Lear was also an activist, and in 1980 created the non-profit People for the American Way, which was dedicated to supporting the Bill of Rights and to monitor violations of constitutional freedoms. According to his personal website, Lear also founded the non-profit charity Business Enterprise Trust and the Environmental Media Association, designed to get the entertainment industry more "green."
In 1999, President Bill Clinton presented Lear with the National Medal of Arts, declaring, "Norman Lear has held up a mirror to American society and changed the way we look at it."
Still thriving as he approached 100, Lear in recent years shepherded both a Latina-led remake of “One Day at a Time” for Netflix, and successful, star-studded productions of both “All in the Family” and “The Jeffersons” on ABC's well-received “LIVE from a Studio Audience” specials. He also hosted a podcast titled “All of the Above with Norman Lear.”

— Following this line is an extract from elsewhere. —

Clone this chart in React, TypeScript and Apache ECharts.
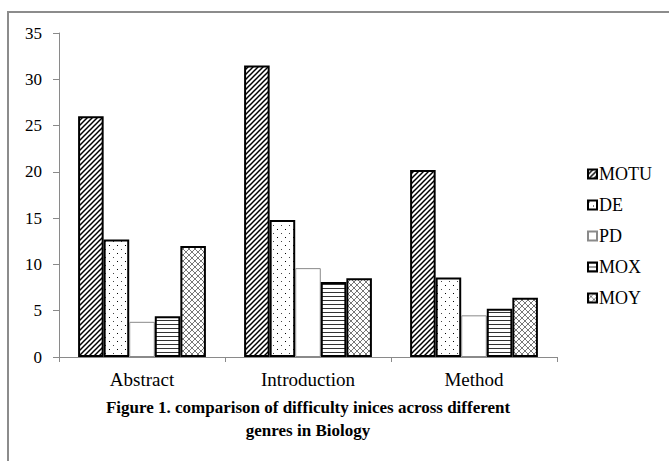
import React, { useEffect, useRef } from "react";
import * as echarts from "echarts";

const categories = ["Abstract", "Introduction", "Method"];
const seriesNames = ["MOTU", "DE", "PD", "MOX", "MOY"];
const motu = [26.0, 31.5, 20.2];
const de = [12.7, 14.8, 8.6];
const pd = [3.8, 9.6, 4.5];
const mox = [4.4, 8.1, 5.2];
const moy = [12.0, 8.5, 6.4];
const yTicks = { min: 0, max: 35, interval: 5 };
const titleLines = [
  "Figure 1. comparison of difficulty inices across different",
  "genres in Biology",
];

function makeTile(w: number, h: number, draw: (ctx: CanvasRenderingContext2D) => void) {
  const c = document.createElement("canvas");
  c.width = w;
  c.height = h;
  const ctx = c.getContext("2d")!;
  ctx.fillStyle = "#ffffff";
  ctx.fillRect(0, 0, w, h);
  draw(ctx);
  return { image: c, repeat: "repeat", imageWidth: w, imageHeight: h };
}

export default function App() {
  const ref = useRef<HTMLDivElement>(null);
  useEffect(() => {
    if (!ref.current) return;
    const chart = echarts.init(ref.current, null, { renderer: "svg" });

    const stripes = makeTile(5, 5, (ctx) => {
      ctx.strokeStyle = "#000";
      ctx.lineWidth = 1.5;
      for (let k = -1; k <= 1; k++) {
        ctx.beginPath();
        ctx.moveTo(k * 5 - 1, 6);
        ctx.lineTo(k * 5 + 6, -1);
        ctx.stroke();
      }
    });
    const dots = makeTile(8, 8, (ctx) => {
      ctx.fillStyle = "#444";
      ctx.fillRect(1, 1, 1, 1);
      ctx.fillStyle = "#000";
      ctx.fillRect(5, 5, 1, 1);
    });
    const hlines = makeTile(4, 4, (ctx) => {
      ctx.fillStyle = "#333";
      ctx.fillRect(0, 0, 4, 1);
    });
    const cross = makeTile(6, 6, (ctx) => {
      ctx.strokeStyle = "#777";
      ctx.lineWidth = 1;
      for (let k = -1; k <= 1; k++) {
        ctx.beginPath();
        ctx.moveTo(k * 6, 6);
        ctx.lineTo(k * 6 + 6, 0);
        ctx.stroke();
        ctx.beginPath();
        ctx.moveTo(k * 6, 0);
        ctx.lineTo(k * 6 + 6, 6);
        ctx.stroke();
      }
    });

    const data = [motu, de, pd, mox, moy];
    const fills: any[] = [stripes, dots, "#ffffff", hlines, cross];
    const borders = ["#000", "#000", "#8a8a8a", "#000", "#000"];
    const bws = [2, 2, 1, 2, 2];

    const font = "Liberation Serif";

    chart.setOption({
      animation: false,
      backgroundColor: "#ffffff",
      textStyle: { fontFamily: font, color: "#000" },
      grid: { left: 59, right: 112, top: 33, bottom: 104, containLabel: false },
      legend: {
        orient: "vertical",
        left: 587,
        top: 165,
        padding: 0,
        itemWidth: 9,
        itemHeight: 9,
        itemGap: 13,
        icon: "rect",
        textStyle: { fontFamily: font, fontSize: 18, color: "#000", padding: [0, 0, 0, -3] },
        data: seriesNames,
      },
      xAxis: {
        type: "category",
        data: categories,
        axisLine: { lineStyle: { color: "#8a8a8a", width: 1 } },
        axisTick: { show: true, length: 5, lineStyle: { color: "#8a8a8a" } },
        axisLabel: { fontFamily: font, fontSize: 19, color: "#000", margin: 13 },
      },
      yAxis: {
        type: "value",
        min: yTicks.min,
        max: yTicks.max,
        interval: yTicks.interval,
        splitLine: { show: false },
        axisLine: { show: true, lineStyle: { color: "#8a8a8a", width: 1 } },
        axisTick: { show: true, length: 6, lineStyle: { color: "#8a8a8a" } },
        axisLabel: { fontFamily: font, fontSize: 17, color: "#000", margin: 17 },
      },
      series: seriesNames.map((name, i) => ({
        name,
        type: "bar",
        data: data[i],
        barGap: "0%",
        barCategoryGap: "23%",
        itemStyle: { color: fills[i], borderColor: borders[i], borderWidth: bws[i] },
        emphasis: { disabled: true },
      })),
      graphic: [
        {
          type: "rect",
          shape: { x: 8, y: 12, width: 720, height: 520 },
          style: { fill: "none", stroke: "#8c8c8c", lineWidth: 2 },
          silent: true,
        },
        {
          type: "text",
          x: 308,
          y: 407,
          style: {
            text: titleLines[0],
            fontFamily: font,
            fontWeight: "bold",
            fontSize: 17,
            fill: "#000",
            align: "center",
            verticalAlign: "middle",
          },
        },
        {
          type: "text",
          x: 308,
          y: 430,
          style: {
            text: titleLines[1],
            fontFamily: font,
            fontWeight: "bold",
            fontSize: 17,
            fill: "#000",
            align: "center",
            verticalAlign: "middle",
          },
        },
      ],
    });
    return () => chart.dispose();
  }, []);
  return (
    <div
      ref={ref}
      style={{ position: "fixed", left: 0, top: 0, width: 669, height: 461 }}
    />
  );
}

Lear won a total of six Emmy Awards out of a career total 19 nominations. He also won two Peabody awards, and was inducted into the Television Academy Hall of Fame in 1984. In 2017, Lear was a recipient of the Kennedy Center Honors.
Married three times, Lear is survived by his third wife, Lyn, and his six children -- Ellen, Kate, Maggie, Benjamin, Brianna, and Madeline -- as well as grandchildren Daniel, Noah, Griffin, and Zoe.